═════ Data for processing

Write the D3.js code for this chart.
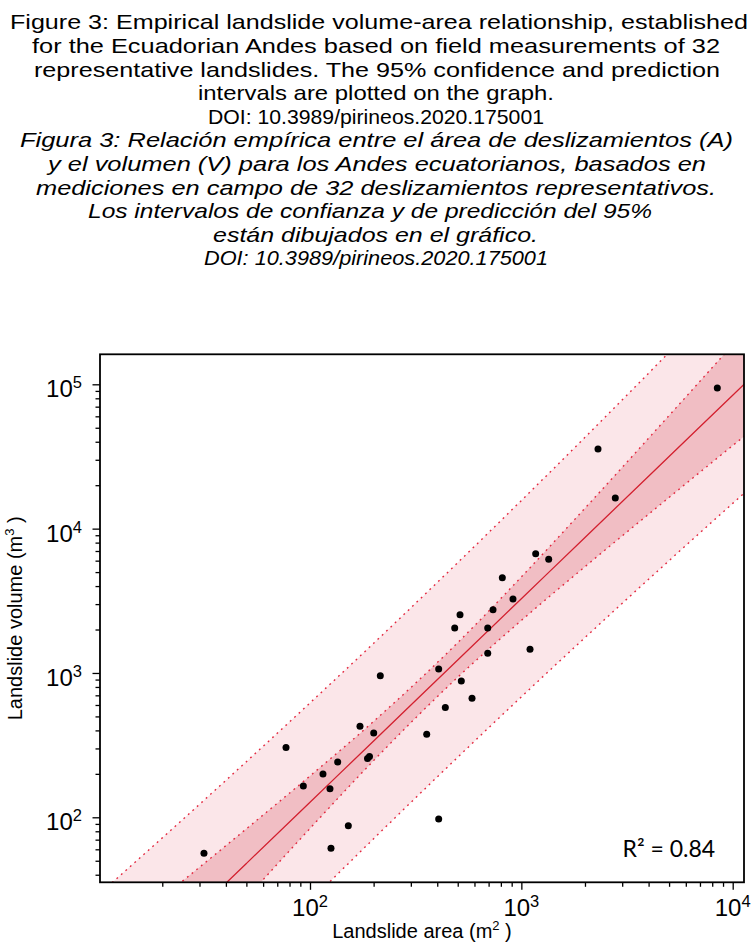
<!DOCTYPE html>
<html>
<head>
<meta charset="utf-8">
<script src="https://cdn.jsdelivr.net/npm/d3@7"></script>
<style>
  html, body { margin: 0; padding: 0; background: #fff; }
  svg { display: block; }
</style>
</head>
<body>
<svg id="chart" width="753" height="945"></svg>
<script>
// ---------- data ----------
const titleLinesEn = [
  "Figure 3: Empirical landslide volume-area relationship, established",
  "for the Ecuadorian Andes based on field measurements of 32",
  "representative landslides. The 95% confidence and prediction",
  "intervals are plotted on the graph.",
  "DOI: 10.3989/pirineos.2020.175001"
];
const titleLinesEs = [
  "Figura 3: Relación empírica entre el área de deslizamientos (A)",
  "y el volumen (V) para los Andes ecuatorianos, basados en",
  "mediciones en campo de 32 deslizamientos representativos.",
  "Los intervalos de confianza y de predicción del 95%",
  "están dibujados en el gráfico.",
  "DOI: 10.3989/pirineos.2020.175001"
];

// landslide area (m²) and volume (m³) of the 32 measured landslides
const areas = [31.5, 77.0, 93.0, 115.2, 124.3, 135.2, 151.8, 125.7, 172.4, 191.2,
               187.1, 200.2, 215.1, 356.6, 406.3, 406.3, 436.8, 483.8, 512.6, 519.9,
               584.2, 693.2, 693.2, 734.4, 812.7, 912.9, 1099, 1169, 1347, 2305,
               2783, 8456];
const volumes = [56.3, 305, 164.8, 199.5, 157.8, 241.6, 87.5, 61.0, 427, 263.8,
                 255.5, 383.8, 957, 376.0, 1065, 97.3, 576.6, 2049, 2533, 880,
                 667.6, 2049, 1369, 2744, 4572, 3254, 1459, 6706, 6133, 35620,
                 16310, 94300];

// fitted line and 95% bands, sampled along the area axis
const bandArea = [10, 20, 50, 100, 200, 500, 1000, 2000, 5000, 10000, 12600];
const fitV     = [4.950, 13.15, 47.87, 127.2, 337.9, 1231, 3270, 8684, 31620, 84070, 116300];
const confLo   = [2.012, 6.231, 27.55, 83.7, 247.1, 934.1, 2311, 5447, 16450, 37640, 49490];
const confHi   = [12.18, 27.77, 83.2, 193.4, 461.9, 1622, 4628, 13846, 60760, 187700, 273300];
const predLo   = [0.841, 2.402, 9.436, 26.12, 71.06, 260.7, 682.9, 1758, 6003, 14960, 20210];
const predHi   = [29.15, 72.0, 243.0, 620.0, 1606, 5812, 15660, 42890, 166500, 472300, 669400];

const xMajor = [100, 1000, 10000];
const yMajor = [100, 1000, 10000, 100000];
const xExp = ["2", "3", "4"];
const yExp = ["2", "3", "4", "5"];
const r2Label = "R² = 0.84";
const xTitle = "Landslide area (m";
const xTitleSup = "2";
const yTitle = "Landslide volume (m";
const yTitleSup = "3";

// ---------- layout ----------
const svg = d3.select("#chart");
const L = 100, R = 744, T = 354.3, B = 882.3;

const x = d3.scaleLog().domain([10.148, 11310]).range([L, R]);
const y = d3.scaleLog().domain([35.45, 161400]).range([B, T]);

// titles (line centres and widths measured on the reference)
const titleCx = [379, 376, 377, 376, 376, 376.5, 377, 376, 370, 375.5, 376];
const titleW  = [738, 688, 686, 356, 336, 713, 658, 680, 564, 325, 344];
const tg = svg.append("g").attr("font-family", "'Liberation Sans', Arial, sans-serif")
  .attr("font-size", 20.6).attr("fill", "#000").attr("text-anchor", "middle");
titleLinesEn.concat(titleLinesEs).forEach((s, i) => {
  tg.append("text").attr("x", titleCx[i]).attr("y", 29.3 + 23.6 * i)
    .attr("font-style", i >= 5 ? "italic" : "normal")
    .attr("textLength", titleW[i]).attr("lengthAdjust", "spacingAndGlyphs")
    .text(s);
});

// clip
svg.append("clipPath").attr("id", "plotclip")
  .append("rect").attr("x", L).attr("y", T).attr("width", R - L).attr("height", B - T);

const pg = svg.append("g").attr("clip-path", "url(#plotclip)");
const idx = d3.range(bandArea.length);

const areaGen = (lo, hi) => d3.area()
  .x(i => x(bandArea[i])).y0(i => y(lo[i])).y1(i => y(hi[i]))
  .curve(d3.curveMonotoneX);
const lineGen = (vals) => d3.line()
  .x(i => x(bandArea[i])).y(i => y(vals[i])).curve(d3.curveMonotoneX);

pg.append("path").attr("d", areaGen(predLo, predHi)(idx)).attr("fill", "#fbe6e9");
pg.append("path").attr("d", areaGen(confLo, confHi)(idx)).attr("fill", "#f1bec4");

[predLo, predHi, confLo, confHi].forEach(v => {
  pg.append("path").attr("d", lineGen(v)(idx)).attr("fill", "none")
    .attr("stroke", "#e3283f").attr("stroke-width", 1.4)
    .attr("stroke-dasharray", "1.8,4.2");
});
pg.append("path").attr("d", lineGen(fitV)(idx)).attr("fill", "none")
  .attr("stroke", "#d3202f").attr("stroke-width", 1.3);

// points
pg.selectAll("circle.pt").data(d3.range(areas.length)).join("circle")
  .attr("class", "pt")
  .attr("cx", i => x(areas[i])).attr("cy", i => y(volumes[i]))
  .attr("r", 3.5).attr("fill", "#000");

// axes
const xAxis = d3.axisBottom(x).tickValues(
  x.ticks().filter(v => !xMajor.includes(v))).tickSize(4.5).tickFormat("");
const xAxisMajor = d3.axisBottom(x).tickValues(xMajor).tickSize(7.5).tickFormat("");
const yAxis = d3.axisLeft(y).tickValues(
  y.ticks().filter(v => !yMajor.includes(v))).tickSize(4.5).tickFormat("");
const yAxisMajor = d3.axisLeft(y).tickValues(yMajor).tickSize(7.5).tickFormat("");

function styleAxis(g) {
  g.select(".domain").remove();
  g.selectAll(".tick line").attr("stroke", "#000").attr("stroke-width", 1.3);
}
svg.append("g").attr("transform", `translate(0,${B})`).call(xAxis).call(styleAxis);
svg.append("g").attr("transform", `translate(0,${B})`).call(xAxisMajor).call(styleAxis);
svg.append("g").attr("transform", `translate(${L},0)`).call(yAxis).call(styleAxis);
svg.append("g").attr("transform", `translate(${L},0)`).call(yAxisMajor).call(styleAxis);

// frame
svg.append("rect").attr("x", L).attr("y", T).attr("width", R - L).attr("height", B - T)
  .attr("fill", "none").attr("stroke", "#000").attr("stroke-width", 1.8);

// tick labels
const lf = "'Liberation Sans', Arial, sans-serif";
xMajor.forEach((v, i) => {
  const t = svg.append("text").attr("x", x(v)).attr("y", 916)
    .attr("font-family", lf).attr("font-size", 24).attr("text-anchor", "middle");
  t.append("tspan").text("10");
  t.append("tspan").attr("font-size", 16.5).attr("dy", -9).text(xExp[i]);
});
yMajor.forEach((v, i) => {
  const t = svg.append("text").attr("x", 82).attr("y", y(v) + 13)
    .attr("font-family", lf).attr("font-size", 24).attr("text-anchor", "end");
  t.append("tspan").text("10");
  t.append("tspan").attr("font-size", 16.5).attr("dy", -9).text(yExp[i]);
});

// axis titles
const xt = svg.append("text").attr("x", (L + R) / 2).attr("y", 937.5)
  .attr("font-family", lf).attr("font-size", 20).attr("text-anchor", "middle");
xt.append("tspan").text(xTitle);
xt.append("tspan").attr("font-size", 13).attr("dy", -8).text(xTitleSup);
xt.append("tspan").attr("dy", 8).text(" )");

const yt = svg.append("text").attr("transform", `translate(22,${(T + B) / 2}) rotate(-90)`)
  .attr("font-family", lf).attr("font-size", 20).attr("text-anchor", "middle");
yt.append("tspan").text(yTitle);
yt.append("tspan").attr("font-size", 13).attr("dy", -8).text(yTitleSup);
yt.append("tspan").attr("dy", 8).text(" )");

// R² label
svg.append("text").attr("x", 622.5).attr("y", 856.7)
  .attr("font-family", "Lato, 'Open Sans', sans-serif").attr("font-size", 23)
  .attr("fill", "#000").text(r2Label);
</script>
</body>
</html>
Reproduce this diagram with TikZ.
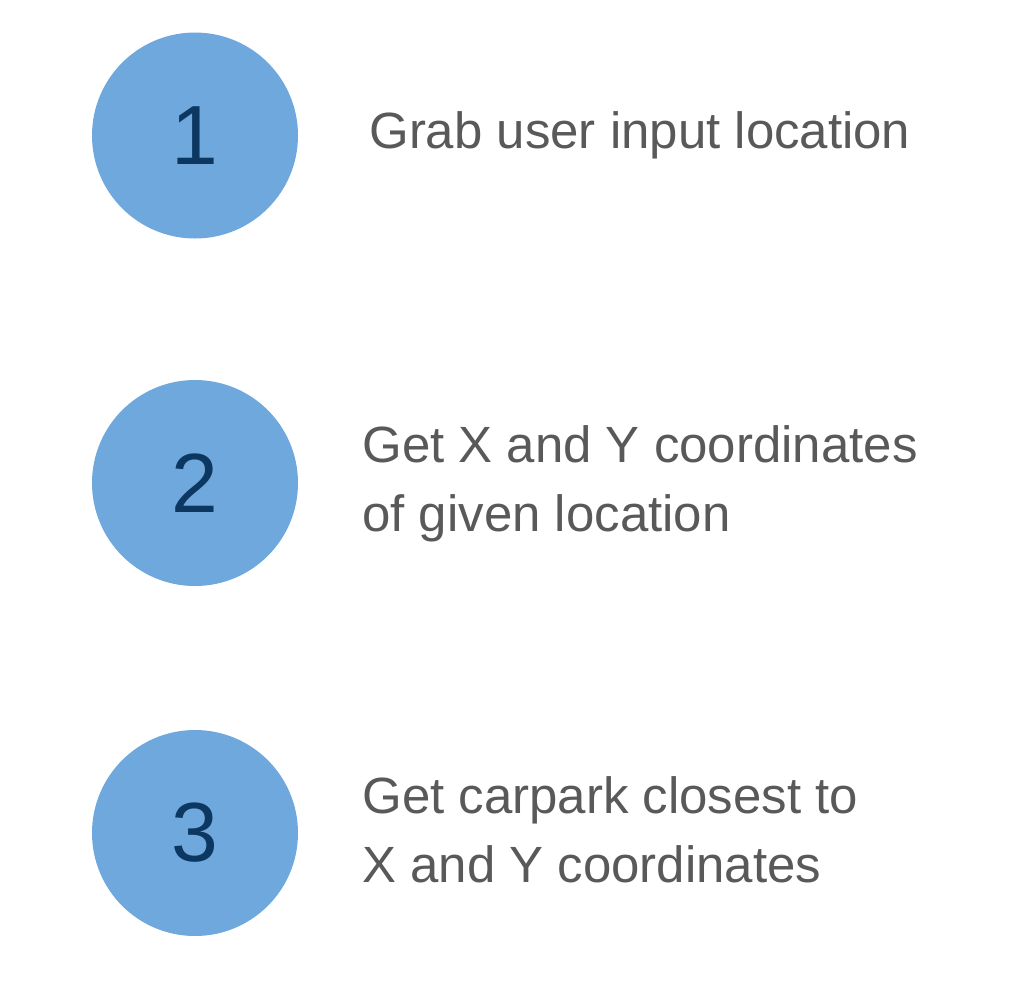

══════════

The problem: Return the lines exactly as they stand, from the start of the entries through the line holding "16310, 94300];"; omit the pictures.

Solution to this task:
Write the D3.js code for this chart.
<!DOCTYPE html>
<html>
<head>
<meta charset="utf-8">
<script src="https://cdn.jsdelivr.net/npm/d3@7"></script>
<style>
  html, body { margin: 0; padding: 0; background: #fff; }
  svg { display: block; }
</style>
</head>
<body>
<svg id="chart" width="753" height="945"></svg>
<script>
// ---------- data ----------
const titleLinesEn = [
  "Figure 3: Empirical landslide volume-area relationship, established",
  "for the Ecuadorian Andes based on field measurements of 32",
  "representative landslides. The 95% confidence and prediction",
  "intervals are plotted on the graph.",
  "DOI: 10.3989/pirineos.2020.175001"
];
const titleLinesEs = [
  "Figura 3: Relación empírica entre el área de deslizamientos (A)",
  "y el volumen (V) para los Andes ecuatorianos, basados en",
  "mediciones en campo de 32 deslizamientos representativos.",
  "Los intervalos de confianza y de predicción del 95%",
  "están dibujados en el gráfico.",
  "DOI: 10.3989/pirineos.2020.175001"
];

// landslide area (m²) and volume (m³) of the 32 measured landslides
const areas = [31.5, 77.0, 93.0, 115.2, 124.3, 135.2, 151.8, 125.7, 172.4, 191.2,
               187.1, 200.2, 215.1, 356.6, 406.3, 406.3, 436.8, 483.8, 512.6, 519.9,
               584.2, 693.2, 693.2, 734.4, 812.7, 912.9, 1099, 1169, 1347, 2305,
               2783, 8456];
const volumes = [56.3, 305, 164.8, 199.5, 157.8, 241.6, 87.5, 61.0, 427, 263.8,
                 255.5, 383.8, 957, 376.0, 1065, 97.3, 576.6, 2049, 2533, 880,
                 667.6, 2049, 1369, 2744, 4572, 3254, 1459, 6706, 6133, 35620,
                 16310, 94300];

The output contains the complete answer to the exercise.